Chinese scientists published results of in-situ detection of water signals on the moon by the Chang'e-5 lunar lander.

Chinese scientists published results of in-situ detection of water signals on the moon by the Chang'e-5 lunar lander, lending new evidence to the dryness of the satellite. The study published on Saturday in the peer-reviewed journal Science Advances revealed that the lunar soil at the landing site contains less than 120 ppm water or 120g water per ton, and vesicular rock carries 180 ppm, which are much drier than that on Earth.

A device onboard the lunar lander measured the spectral reflectance of the regolith and the rock and detected water on the spot for the first time. The water content can be estimated since the water molecule or hydroxyl absorbs at a frequency of about three micrometers, according to researchers from the Chinese Academy of Sciences (CAS).

It was the solar wind that contributed to the most humidity of lunar soil as it brought hydrogen that makes up the water, the researchers said. The additional 60 ppm water in the rock may originate from the lunar interior, according to the researchers.

Therefore, the rock is estimated to hail from an older, more humid basaltic unit before being ejected onto the landing site to be picked up by the lunar lander. The study revealed that the moon had turned drier within a certain period, owing probably to the degassing of its mantle reservoir.
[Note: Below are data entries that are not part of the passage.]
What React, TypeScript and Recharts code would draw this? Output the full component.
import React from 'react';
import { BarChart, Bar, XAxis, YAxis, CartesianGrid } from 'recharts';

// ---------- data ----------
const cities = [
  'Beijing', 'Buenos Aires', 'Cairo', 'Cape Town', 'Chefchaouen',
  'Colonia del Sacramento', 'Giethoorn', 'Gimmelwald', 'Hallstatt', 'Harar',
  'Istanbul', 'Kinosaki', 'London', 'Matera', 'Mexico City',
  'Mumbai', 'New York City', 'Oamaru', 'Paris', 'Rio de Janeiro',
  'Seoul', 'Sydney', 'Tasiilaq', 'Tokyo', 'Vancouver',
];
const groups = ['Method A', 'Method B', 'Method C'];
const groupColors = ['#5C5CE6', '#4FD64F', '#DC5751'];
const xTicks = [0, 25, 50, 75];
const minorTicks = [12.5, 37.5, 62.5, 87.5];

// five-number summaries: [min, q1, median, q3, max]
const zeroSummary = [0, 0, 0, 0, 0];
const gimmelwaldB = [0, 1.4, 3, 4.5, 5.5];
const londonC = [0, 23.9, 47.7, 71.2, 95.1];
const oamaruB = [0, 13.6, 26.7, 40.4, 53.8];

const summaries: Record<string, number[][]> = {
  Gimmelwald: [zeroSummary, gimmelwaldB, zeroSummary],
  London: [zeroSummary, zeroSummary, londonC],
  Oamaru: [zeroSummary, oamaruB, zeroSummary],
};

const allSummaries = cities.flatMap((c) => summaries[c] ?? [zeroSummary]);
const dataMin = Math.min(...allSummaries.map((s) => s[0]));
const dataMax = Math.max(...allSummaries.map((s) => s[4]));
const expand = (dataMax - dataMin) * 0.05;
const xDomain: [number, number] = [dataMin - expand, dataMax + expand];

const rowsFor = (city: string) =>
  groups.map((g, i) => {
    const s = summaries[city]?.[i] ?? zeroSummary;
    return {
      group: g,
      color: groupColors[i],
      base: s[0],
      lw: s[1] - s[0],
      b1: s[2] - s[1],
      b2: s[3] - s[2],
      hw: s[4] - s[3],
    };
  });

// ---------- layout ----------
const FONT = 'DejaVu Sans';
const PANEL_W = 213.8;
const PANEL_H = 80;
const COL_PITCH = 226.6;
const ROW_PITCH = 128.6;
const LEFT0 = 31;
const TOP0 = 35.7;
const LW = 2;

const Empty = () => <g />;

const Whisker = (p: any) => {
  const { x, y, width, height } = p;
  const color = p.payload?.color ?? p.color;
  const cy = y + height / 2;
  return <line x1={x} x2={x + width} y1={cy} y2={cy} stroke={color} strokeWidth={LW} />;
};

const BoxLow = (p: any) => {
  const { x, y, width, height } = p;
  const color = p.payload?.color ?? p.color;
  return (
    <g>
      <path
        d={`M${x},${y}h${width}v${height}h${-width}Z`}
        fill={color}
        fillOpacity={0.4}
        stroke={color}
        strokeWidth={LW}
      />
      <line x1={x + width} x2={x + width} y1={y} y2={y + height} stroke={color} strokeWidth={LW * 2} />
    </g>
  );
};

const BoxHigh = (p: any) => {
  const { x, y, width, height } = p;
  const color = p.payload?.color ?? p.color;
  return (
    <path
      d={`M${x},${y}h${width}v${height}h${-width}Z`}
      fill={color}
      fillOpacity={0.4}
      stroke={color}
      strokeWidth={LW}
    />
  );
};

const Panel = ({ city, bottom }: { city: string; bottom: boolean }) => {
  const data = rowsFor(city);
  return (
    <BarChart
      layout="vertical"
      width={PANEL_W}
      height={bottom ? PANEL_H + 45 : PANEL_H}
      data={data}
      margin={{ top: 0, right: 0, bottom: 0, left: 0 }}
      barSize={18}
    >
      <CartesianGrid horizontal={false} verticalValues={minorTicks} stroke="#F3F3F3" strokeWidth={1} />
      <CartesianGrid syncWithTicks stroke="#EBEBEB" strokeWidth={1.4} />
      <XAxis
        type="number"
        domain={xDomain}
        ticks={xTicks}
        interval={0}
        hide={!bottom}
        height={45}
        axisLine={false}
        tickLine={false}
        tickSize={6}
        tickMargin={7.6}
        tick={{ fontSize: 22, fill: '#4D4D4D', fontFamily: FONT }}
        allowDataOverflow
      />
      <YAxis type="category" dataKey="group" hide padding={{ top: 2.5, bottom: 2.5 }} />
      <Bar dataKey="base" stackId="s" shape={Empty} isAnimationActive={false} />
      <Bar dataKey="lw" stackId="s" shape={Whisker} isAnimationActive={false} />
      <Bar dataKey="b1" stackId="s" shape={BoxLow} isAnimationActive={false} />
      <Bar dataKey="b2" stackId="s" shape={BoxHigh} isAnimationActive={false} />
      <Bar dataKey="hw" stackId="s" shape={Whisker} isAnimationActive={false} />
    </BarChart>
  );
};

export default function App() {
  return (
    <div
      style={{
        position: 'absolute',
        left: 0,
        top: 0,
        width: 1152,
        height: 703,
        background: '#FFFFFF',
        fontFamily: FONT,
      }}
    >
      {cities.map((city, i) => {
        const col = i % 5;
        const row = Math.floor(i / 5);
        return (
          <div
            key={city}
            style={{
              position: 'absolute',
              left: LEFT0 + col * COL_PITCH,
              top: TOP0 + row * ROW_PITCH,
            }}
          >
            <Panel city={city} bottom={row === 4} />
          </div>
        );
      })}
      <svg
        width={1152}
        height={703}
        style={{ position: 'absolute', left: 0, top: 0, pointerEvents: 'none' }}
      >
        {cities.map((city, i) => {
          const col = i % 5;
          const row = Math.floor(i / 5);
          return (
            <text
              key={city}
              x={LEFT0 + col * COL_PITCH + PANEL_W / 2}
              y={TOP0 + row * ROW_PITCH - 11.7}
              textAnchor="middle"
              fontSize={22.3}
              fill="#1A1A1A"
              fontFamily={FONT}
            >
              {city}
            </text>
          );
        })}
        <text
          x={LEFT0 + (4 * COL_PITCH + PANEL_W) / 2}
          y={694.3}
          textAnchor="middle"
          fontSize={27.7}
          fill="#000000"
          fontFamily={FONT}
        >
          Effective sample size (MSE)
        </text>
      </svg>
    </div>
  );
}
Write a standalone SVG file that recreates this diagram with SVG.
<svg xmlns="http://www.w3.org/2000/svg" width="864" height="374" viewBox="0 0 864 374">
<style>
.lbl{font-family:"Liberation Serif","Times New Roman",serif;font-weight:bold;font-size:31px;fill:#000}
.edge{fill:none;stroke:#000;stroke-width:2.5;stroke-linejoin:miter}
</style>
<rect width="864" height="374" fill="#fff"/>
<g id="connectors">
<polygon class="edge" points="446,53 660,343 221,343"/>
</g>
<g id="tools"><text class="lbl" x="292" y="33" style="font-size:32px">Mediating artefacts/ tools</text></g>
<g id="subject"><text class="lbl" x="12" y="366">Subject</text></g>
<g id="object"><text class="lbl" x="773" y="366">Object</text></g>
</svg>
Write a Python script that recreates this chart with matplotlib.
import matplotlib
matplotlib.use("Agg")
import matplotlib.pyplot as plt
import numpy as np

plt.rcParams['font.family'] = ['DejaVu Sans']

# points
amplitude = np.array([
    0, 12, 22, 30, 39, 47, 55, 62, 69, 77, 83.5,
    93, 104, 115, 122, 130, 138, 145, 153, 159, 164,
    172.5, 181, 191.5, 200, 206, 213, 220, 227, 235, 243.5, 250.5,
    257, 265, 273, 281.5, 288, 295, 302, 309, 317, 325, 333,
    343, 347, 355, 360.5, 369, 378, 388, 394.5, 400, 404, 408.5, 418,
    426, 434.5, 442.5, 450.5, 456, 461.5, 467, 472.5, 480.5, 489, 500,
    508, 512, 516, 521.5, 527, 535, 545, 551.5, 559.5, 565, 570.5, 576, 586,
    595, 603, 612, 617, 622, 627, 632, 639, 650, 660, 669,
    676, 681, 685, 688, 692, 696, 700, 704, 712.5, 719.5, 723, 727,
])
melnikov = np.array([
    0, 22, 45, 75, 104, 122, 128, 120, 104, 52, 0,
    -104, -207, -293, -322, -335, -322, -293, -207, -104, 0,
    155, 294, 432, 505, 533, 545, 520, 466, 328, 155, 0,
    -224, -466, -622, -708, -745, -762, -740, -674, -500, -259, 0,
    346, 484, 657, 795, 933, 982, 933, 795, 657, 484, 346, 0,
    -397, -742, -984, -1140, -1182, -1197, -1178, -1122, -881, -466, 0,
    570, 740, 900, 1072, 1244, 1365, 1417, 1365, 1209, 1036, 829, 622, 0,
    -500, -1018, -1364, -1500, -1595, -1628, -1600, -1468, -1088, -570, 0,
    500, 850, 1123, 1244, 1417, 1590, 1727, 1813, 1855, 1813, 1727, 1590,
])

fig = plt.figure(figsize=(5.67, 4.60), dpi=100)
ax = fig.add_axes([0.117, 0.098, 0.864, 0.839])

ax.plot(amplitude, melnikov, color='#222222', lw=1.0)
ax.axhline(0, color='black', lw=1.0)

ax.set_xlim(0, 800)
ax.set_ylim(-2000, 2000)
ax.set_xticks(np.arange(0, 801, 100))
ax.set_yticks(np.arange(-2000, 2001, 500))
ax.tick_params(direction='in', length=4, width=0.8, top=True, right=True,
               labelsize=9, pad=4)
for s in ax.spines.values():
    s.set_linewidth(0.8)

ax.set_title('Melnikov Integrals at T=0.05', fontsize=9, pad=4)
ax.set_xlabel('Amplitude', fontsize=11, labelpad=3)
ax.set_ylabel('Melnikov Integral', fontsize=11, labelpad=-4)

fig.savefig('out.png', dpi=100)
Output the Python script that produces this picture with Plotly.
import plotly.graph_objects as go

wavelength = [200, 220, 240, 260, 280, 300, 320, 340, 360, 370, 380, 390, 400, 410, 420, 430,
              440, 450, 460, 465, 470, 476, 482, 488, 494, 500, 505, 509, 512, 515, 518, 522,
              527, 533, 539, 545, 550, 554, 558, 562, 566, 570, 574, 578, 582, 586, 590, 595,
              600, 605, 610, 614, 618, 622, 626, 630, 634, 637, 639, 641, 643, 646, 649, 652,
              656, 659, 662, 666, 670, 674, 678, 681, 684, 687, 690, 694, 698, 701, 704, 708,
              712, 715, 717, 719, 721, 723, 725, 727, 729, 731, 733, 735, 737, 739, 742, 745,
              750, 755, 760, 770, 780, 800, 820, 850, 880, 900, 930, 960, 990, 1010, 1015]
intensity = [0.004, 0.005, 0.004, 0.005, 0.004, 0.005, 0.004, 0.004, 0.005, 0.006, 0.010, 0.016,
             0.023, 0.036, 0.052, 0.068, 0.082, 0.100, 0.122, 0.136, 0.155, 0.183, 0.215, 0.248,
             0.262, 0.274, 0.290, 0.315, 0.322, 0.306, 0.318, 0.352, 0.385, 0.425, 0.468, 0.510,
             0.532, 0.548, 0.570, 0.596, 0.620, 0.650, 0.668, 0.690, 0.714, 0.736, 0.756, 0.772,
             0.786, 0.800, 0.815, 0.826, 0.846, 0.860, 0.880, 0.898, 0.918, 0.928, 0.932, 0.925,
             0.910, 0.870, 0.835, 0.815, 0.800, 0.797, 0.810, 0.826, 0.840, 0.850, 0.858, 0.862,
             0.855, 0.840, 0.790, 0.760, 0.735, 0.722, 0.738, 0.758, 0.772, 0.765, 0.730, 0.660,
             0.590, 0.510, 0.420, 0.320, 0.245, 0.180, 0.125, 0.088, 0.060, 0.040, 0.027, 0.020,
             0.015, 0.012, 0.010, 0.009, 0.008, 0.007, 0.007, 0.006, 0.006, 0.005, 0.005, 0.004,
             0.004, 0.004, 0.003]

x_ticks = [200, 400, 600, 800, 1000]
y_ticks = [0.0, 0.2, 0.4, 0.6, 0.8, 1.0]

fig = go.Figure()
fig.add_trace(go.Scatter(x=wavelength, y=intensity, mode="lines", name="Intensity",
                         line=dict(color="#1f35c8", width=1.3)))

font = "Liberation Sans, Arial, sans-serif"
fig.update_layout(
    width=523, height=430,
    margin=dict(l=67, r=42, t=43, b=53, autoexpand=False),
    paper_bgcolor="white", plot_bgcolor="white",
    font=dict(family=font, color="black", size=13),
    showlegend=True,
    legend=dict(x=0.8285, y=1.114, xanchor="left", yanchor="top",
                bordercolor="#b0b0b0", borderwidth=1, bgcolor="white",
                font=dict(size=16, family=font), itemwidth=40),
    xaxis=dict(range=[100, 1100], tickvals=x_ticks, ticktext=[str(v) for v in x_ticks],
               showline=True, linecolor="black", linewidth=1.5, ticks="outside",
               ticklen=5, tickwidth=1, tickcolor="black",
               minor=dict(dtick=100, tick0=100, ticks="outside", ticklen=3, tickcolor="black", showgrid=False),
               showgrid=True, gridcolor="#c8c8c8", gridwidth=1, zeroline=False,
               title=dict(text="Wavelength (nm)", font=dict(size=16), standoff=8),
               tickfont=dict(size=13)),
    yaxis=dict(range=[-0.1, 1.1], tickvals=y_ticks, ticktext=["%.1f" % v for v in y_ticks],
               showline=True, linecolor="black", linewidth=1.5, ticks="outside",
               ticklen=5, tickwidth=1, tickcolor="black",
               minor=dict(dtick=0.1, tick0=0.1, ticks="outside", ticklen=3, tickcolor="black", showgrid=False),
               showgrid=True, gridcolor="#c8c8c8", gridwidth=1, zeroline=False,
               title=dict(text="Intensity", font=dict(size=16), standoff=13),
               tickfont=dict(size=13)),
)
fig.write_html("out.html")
The Chang'e-5 spacecraft landed on one of the youngest mare basalts located at a mid-high latitude on the moon. It measured water on the spot and retrieved samples weighing 1,731 grams.

Science fiction authors have been thinking about water on the moon, and what it might be used for, for a long time. In his 1931 classic A Daring Trip to Mars, Max Valier described looking for water on the moon and harvesting it for use as fuel:

The engineer had judged correctly for the ground on which the space ship had landed consisted of ice...

"...Now be quick, get out the solar power apparatus and send it down to us from the air-lock by the crane."


A huge parabolic mirror built of light sheet silver collected the intense heat of the sun and first melted a small amount of ice in a closed container. The water thus formed - which cannot exist free on the airless moon - was heated to boiling, and provided the steam for a little turbine. This was connected with a generator of electric energy, whose current was used for the electrolytic dissociation of melted ice in special containers.

The entire system was of such dimensions that in four terrestrial days it would exactly fill the tanks of the ship with liquid hydrogen and oxygen in the right proportions.